Japan appoints Loneliness’ minister after the country’s suicide rate increased for the first time in 11 years
Japan has appointed its first Minister for Loneliness this month after the country’s suicide rate increased for the first time in 11 years during the Covid-19 pandemic.
According to The Japan Times, Prime Minister Yoshihide Suga added a minister of loneliness to his Cabinet earlier this month, following the example of the UK, which in 2018 became the first country to create a similar role. Suga tapped minister Tetsushi Sakamoto, who is simultaneously in charge of combating the nation’s falling birth rate and revitalizing regional economies, for the new portfolio.

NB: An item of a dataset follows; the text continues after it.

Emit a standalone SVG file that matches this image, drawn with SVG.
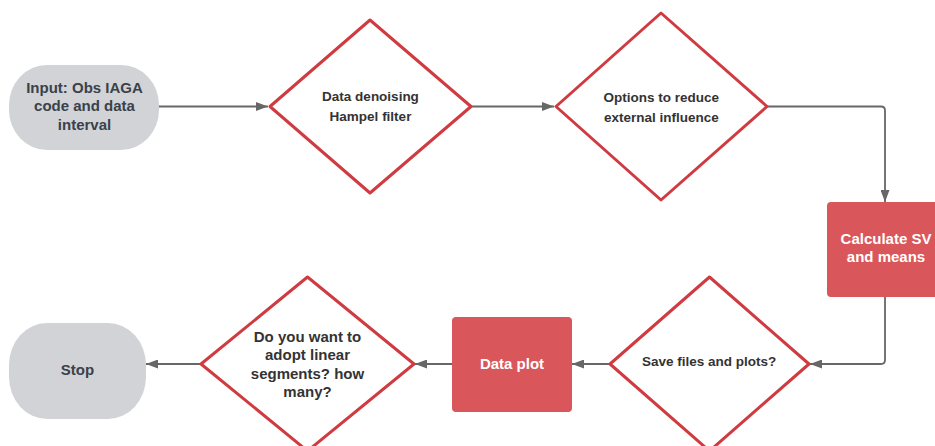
<svg xmlns="http://www.w3.org/2000/svg" width="935" height="446" viewBox="0 0 935 446">
<defs>
<style>
.term{fill:#d1d3d6;}
.dia{fill:#ffffff;stroke:#cf3b40;stroke-width:3;stroke-linejoin:round;}
.proc{fill:#d9575a;}
.conn{fill:none;stroke:#676767;stroke-width:1.8;}
.t{font-family:"Liberation Sans",Arial,sans-serif;font-weight:bold;text-anchor:middle;}
.dk{fill:#3a414a;font-size:15px;}
.dd{fill:#333333;font-size:13.5px;}
.dd15{fill:#333333;font-size:15px;}
.wt{fill:#ffffff;font-size:15px;}
</style>
<marker id="ah" markerUnits="userSpaceOnUse" markerWidth="12" markerHeight="9" refX="12" refY="4.5" orient="auto">
<path d="M0,0 L12,4.5 L0,9 z" fill="#676767"/>
</marker>
</defs>
<rect width="935" height="446" fill="#ffffff"/>
<g id="connectors">
<path class="conn" d="M159 106.5 H268" marker-end="url(#ah)"/>
<path class="conn" d="M471 106.5 H554" marker-end="url(#ah)"/>
<path class="conn" d="M767 106.5 H881 Q885 106.5 885 110.5 V202" marker-end="url(#ah)"/>
<path class="conn" d="M885 297 V360 Q885 364 881 364 H810" marker-end="url(#ah)"/>
<path class="conn" d="M610 364 H572" marker-end="url(#ah)"/>
<path class="conn" d="M452 364 H415" marker-end="url(#ah)"/>
<path class="conn" d="M201 364 H146" marker-end="url(#ah)"/>
</g>
<g id="input">
<rect class="term" x="9" y="65" width="150" height="85" rx="38" ry="40"/>
<text class="t dk" x="84.5" y="93">Input: Obs IAGA</text>
<text class="t dk" x="84.5" y="111.3">code and data</text>
<text class="t dk" x="84.5" y="129.6">interval</text>
</g>
<g id="denoise">
<path class="dia" d="M370 20 L471 106.5 L370 193 L270 106.5 Z"/>
<text class="t dd" x="370.5" y="100.8">Data denoising</text>
<text class="t dd" x="370.5" y="120.8">Hampel filter</text>
</g>
<g id="options">
<path class="dia" d="M661 13 L767 106.5 L661 200 L556 106.5 Z"/>
<text class="t dd" x="661.3" y="101.8">Options to reduce</text>
<text class="t dd" x="661.3" y="121.5">external influence</text>
</g>
<g id="calc">
<rect class="proc" x="827" y="202" width="120" height="95" rx="4"/>
<text class="t wt" x="886" y="243.7">Calculate SV</text>
<text class="t wt" x="886" y="262">and means</text>
</g>
<g id="save">
<path class="dia" d="M709.5 277 L809 364 L709.5 451 L610 364 Z"/>
<text class="t dd" x="709.2" y="365.5">Save files and plots?</text>
</g>
<g id="plot">
<rect class="proc" x="452" y="317" width="120" height="95" rx="4"/>
<text class="t wt" x="512" y="369.4">Data plot</text>
</g>
<g id="segments">
<path class="dia" d="M307.5 277 L414 364 L307.5 451 L201 364 Z"/>
<text class="t dd15" x="307.5" y="342">Do you want to</text>
<text class="t dd15" x="307.5" y="360.4">adopt linear</text>
<text class="t dd15" x="307.5" y="378.7">segments? how</text>
<text class="t dd15" x="307.5" y="397">many?</text>
</g>
<g id="stop">
<rect class="term" x="9" y="323" width="137" height="96" rx="38" ry="42"/>
<text class="t dk" x="77.5" y="375.4">Stop</text>
</g>
</svg>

In his inaugural press conference, Sakamoto said Prime Minister Yoshihide Suga appointed him to address national matters “including the issue of the increasing women’s suicide rate under the pandemic,” according to CNN.
“Suga instructed me to examine the issue and put forward a comprehensive strategy, by coordinating with the related ministry… I hope to carry out activities to prevent social loneliness and isolation and to protect ties between people,” Sakamoto added.
CNN reported that the Japanese government also created an “isolation/loneliness countermeasures office” within the cabinet on February 19 for issues such as suicide and child poverty — which have risen during the pandemic.
The country has recorded more than 426,000 Covid-19 cases and 7,577 deaths, according to data from John Hopkins University.